In this, Navarro studies the genre of the business plan from the point of view of English for specific purposes, in the tradition of Swales and Hyland. In that way, it's nice to think about the genre of the BP as an occluded genre (Swales).
Navarro approaches the genre of the BP ethnographically, which in this context basically means that he supplements his limited corpus with interviews.
Looks like he got 38 interviews and 8 interviews. He interviewed both professors and business people. "I interviewed business, economy and engineering professors in public and private university degrees (A, B, c); graduate students (d, E); coordinators, professors and entrepreneurs in business incubators (F, G); and a professor and dean of a private Economy Faculty (H)." So mostly academics it looks like.
These were the kinds of texts he got: "There are three text groups: public syllabi and writing guides associated with universities and training centres (9), including two Argentine published textbooks (Miguez, 2007; Adamovsky, 2009); available BP models or fictional examples (4); and actual samples (25). These texts are also distinguished according to their setting and scope: undergraduate university training (16); entrepreneurial training (6); expert entrepreneurial (11), many of which have obtained financial support or started actual business; and expert corporate (5) " This is interesting because this mimics what we're doing in the diachronic paper--putting fictional stuff next to real stuff.
Four settings. "The following four settings are organized in a continuum, ranging from professional performance to academic training: corporations, entrepreneurship, small business incubators, and business university degrees."
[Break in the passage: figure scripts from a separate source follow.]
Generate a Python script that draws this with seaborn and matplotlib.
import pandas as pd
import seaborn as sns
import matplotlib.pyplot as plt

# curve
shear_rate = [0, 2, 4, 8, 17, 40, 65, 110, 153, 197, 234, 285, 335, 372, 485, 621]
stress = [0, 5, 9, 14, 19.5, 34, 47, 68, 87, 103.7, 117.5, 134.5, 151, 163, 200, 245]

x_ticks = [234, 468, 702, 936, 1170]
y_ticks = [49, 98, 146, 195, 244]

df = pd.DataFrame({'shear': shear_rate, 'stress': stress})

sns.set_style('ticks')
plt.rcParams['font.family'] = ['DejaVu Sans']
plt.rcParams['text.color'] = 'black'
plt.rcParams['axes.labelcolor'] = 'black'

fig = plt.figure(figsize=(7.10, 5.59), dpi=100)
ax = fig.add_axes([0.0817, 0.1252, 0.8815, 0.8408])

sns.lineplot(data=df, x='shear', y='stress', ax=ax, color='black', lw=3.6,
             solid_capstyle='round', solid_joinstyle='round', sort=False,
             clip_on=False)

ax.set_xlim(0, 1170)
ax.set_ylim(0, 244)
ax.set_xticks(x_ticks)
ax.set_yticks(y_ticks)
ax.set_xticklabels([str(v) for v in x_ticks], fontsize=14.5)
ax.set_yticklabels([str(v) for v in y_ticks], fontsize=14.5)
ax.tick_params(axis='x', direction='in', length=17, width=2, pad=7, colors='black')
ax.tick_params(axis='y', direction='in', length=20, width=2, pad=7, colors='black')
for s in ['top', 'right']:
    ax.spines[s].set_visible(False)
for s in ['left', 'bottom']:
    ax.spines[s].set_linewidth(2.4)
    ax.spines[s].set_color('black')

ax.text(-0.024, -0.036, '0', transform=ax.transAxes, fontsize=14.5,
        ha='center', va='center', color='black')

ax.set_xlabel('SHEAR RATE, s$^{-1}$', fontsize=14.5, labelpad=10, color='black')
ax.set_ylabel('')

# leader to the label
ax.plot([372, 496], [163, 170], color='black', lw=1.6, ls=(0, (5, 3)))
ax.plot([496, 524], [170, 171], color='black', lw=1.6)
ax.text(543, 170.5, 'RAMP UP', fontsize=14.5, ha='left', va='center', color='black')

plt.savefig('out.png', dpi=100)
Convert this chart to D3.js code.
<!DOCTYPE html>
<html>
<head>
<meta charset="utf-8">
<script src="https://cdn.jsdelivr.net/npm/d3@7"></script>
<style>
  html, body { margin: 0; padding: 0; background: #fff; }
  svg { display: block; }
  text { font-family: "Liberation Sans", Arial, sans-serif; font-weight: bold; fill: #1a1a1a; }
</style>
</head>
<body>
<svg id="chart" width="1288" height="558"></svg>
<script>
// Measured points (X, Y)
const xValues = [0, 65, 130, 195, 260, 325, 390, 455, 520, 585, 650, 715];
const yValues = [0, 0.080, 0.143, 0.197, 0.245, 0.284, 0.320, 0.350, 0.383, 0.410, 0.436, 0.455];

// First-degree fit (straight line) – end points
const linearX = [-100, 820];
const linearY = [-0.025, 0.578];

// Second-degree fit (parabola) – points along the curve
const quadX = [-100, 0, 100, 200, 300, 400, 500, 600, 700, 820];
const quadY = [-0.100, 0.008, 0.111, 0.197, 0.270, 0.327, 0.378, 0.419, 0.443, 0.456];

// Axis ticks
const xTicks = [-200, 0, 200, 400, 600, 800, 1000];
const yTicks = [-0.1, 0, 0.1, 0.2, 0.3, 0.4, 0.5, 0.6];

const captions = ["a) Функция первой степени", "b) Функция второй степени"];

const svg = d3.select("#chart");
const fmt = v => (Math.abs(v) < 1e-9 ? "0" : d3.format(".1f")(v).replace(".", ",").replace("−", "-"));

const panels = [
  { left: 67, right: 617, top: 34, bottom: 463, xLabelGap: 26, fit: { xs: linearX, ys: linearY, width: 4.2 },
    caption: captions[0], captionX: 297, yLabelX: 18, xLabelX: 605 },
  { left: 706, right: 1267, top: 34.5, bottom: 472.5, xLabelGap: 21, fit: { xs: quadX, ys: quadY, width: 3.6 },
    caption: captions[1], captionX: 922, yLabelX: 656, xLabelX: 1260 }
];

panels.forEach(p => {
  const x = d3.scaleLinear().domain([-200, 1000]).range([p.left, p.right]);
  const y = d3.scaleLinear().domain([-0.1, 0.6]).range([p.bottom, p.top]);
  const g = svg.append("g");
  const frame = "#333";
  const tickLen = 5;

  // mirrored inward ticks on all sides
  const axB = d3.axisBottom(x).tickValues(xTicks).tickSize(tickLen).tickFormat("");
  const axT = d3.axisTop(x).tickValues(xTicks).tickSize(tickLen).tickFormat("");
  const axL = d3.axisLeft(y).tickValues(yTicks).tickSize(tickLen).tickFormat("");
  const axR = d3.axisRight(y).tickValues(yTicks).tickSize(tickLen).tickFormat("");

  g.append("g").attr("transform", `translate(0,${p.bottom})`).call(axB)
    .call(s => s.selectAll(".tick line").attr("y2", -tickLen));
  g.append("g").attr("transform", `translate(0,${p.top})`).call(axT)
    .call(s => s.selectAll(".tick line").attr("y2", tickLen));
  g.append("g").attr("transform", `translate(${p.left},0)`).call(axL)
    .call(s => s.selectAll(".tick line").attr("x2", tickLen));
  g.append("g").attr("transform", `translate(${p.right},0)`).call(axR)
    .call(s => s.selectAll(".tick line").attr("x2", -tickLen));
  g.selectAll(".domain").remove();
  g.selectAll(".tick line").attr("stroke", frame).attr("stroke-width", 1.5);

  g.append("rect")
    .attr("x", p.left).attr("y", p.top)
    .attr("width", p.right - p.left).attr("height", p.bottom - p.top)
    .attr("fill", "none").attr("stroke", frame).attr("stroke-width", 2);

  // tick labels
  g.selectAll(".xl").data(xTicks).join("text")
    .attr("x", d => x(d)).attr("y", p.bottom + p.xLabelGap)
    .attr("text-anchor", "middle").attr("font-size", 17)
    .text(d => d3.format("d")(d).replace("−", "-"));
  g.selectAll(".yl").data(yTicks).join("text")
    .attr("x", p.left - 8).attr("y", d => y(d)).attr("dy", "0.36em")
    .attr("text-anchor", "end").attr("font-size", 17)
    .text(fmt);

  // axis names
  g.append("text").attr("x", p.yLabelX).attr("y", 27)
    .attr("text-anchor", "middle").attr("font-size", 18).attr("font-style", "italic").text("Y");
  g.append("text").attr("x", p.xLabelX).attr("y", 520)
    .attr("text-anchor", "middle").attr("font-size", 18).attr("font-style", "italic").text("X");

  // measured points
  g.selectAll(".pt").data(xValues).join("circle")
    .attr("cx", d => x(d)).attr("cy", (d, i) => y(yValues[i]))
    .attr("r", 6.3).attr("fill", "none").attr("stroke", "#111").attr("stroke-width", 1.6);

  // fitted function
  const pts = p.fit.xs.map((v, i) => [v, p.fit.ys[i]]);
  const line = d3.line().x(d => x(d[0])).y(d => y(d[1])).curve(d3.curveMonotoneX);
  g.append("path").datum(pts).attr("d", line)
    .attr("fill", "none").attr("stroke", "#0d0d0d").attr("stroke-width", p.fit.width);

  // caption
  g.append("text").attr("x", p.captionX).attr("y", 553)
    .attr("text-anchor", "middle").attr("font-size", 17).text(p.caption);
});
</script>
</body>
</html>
One thing I didn't think about was I guess the rhetorical situation of the BP. Not relevant for very long. Very few readers. Highly private.
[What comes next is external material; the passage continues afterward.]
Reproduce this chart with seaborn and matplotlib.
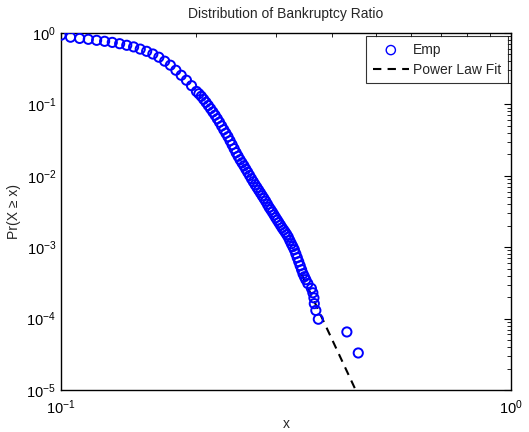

Then there was the genre chain and genre family thing. For the former, I think it was (1) elevator pitch (2) executive summary (3) pitch deck and (4) BP. I'm not sure about the genre family thing. Interesting that Navarro refers to a pitch deck as a PowerPoint presentation.
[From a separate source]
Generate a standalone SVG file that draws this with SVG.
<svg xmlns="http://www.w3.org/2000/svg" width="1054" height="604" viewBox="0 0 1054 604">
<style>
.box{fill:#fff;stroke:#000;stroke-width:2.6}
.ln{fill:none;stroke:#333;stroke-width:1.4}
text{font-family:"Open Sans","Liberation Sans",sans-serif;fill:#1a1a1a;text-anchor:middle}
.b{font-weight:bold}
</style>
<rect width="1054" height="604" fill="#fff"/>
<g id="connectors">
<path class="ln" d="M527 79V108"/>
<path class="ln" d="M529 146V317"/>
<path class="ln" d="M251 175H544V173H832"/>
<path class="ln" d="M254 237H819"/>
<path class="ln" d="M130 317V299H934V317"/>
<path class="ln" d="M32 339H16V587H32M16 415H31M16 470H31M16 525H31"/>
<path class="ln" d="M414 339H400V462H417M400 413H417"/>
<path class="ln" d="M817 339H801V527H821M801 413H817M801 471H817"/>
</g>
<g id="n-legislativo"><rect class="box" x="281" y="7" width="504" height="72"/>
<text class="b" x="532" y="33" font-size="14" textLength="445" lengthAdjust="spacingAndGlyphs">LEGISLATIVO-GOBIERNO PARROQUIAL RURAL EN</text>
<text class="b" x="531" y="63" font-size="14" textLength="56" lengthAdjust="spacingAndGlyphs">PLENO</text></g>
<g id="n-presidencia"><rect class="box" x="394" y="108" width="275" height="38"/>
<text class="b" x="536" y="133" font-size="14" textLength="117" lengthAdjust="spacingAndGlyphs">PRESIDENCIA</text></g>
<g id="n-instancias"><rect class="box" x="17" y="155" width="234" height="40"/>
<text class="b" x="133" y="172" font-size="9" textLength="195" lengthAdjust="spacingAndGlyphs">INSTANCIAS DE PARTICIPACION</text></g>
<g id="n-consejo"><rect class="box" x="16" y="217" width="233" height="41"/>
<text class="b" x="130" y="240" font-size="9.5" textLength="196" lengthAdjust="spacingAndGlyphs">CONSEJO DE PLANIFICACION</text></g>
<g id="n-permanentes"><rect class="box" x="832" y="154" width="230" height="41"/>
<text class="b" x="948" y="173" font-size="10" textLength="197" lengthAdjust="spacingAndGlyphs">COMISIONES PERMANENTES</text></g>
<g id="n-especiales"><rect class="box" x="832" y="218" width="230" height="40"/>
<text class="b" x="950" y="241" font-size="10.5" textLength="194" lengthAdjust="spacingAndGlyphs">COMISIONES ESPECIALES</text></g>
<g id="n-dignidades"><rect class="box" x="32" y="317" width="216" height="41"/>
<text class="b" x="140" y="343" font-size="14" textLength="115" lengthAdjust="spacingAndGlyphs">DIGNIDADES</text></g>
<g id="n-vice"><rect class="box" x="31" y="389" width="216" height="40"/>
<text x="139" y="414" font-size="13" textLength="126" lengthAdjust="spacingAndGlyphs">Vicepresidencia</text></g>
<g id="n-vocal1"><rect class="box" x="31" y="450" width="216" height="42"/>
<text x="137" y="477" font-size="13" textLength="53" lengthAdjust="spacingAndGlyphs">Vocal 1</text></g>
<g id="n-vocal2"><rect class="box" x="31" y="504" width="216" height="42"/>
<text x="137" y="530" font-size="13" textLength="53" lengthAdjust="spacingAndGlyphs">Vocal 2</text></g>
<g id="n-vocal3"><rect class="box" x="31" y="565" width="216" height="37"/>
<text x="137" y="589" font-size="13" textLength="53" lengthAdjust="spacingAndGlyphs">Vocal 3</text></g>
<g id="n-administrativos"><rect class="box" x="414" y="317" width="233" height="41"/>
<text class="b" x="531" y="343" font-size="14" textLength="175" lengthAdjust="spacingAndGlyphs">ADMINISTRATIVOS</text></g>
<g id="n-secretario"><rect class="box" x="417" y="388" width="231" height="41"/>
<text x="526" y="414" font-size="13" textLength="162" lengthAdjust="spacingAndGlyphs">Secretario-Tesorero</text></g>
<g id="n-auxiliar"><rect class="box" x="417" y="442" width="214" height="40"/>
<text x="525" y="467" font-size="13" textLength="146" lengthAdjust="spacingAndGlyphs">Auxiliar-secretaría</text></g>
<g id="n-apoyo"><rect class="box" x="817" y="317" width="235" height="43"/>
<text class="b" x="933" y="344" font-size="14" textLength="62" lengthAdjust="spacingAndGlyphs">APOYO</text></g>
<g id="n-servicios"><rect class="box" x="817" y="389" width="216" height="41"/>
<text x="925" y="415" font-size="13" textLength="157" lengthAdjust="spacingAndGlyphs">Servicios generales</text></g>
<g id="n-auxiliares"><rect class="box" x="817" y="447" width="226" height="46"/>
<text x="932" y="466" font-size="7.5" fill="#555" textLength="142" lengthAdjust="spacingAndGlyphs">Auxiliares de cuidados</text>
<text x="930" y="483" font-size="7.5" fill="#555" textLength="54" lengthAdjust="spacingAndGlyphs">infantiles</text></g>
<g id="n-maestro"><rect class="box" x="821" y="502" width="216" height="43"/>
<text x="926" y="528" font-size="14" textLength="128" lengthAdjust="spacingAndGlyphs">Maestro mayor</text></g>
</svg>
Oh. He talks about the difference explicitly. "A genre family is different from a genre chain. The latter refers to a sequence of genres that need to occur so as to reach a common goal whereas the former refers to slightly different genres for slightly different goals." Then he goes on to talk about family in terms of system. He uses the Martin & Rose 2008 for the system cite, rather than say Bazerman.
Two different kinds of families. "Within this family, there are two general types of BPs: the entrepreneurial BP, which aims at starting up new companies, and the corporate BP, which aims at managing existing companies." He relates the two families to the four settings, and each setting has its own exigence. See fig 1.
Maybe linking exigence to the setting is a bad idea, since each family might have its own exigence. For example, the corporate BP doesn't have to set up a new company whereas the entrepreneurial BP does.
Actually it looks like I was reading fig 1 wrong. The types are at the bottom. But now there are three types?
I don't need to understand the typology of the business plan that much right this second, but it's nice to know that Navarro does it. He also typologizes the internal rhetorical structure of the BP too. See fig 3.
The important thing to know is, he looks at BOTH the genre system of the BP AND its internal structure, which seems different. It's like he looks at the genre from a macro and micro point of view in one and the same article.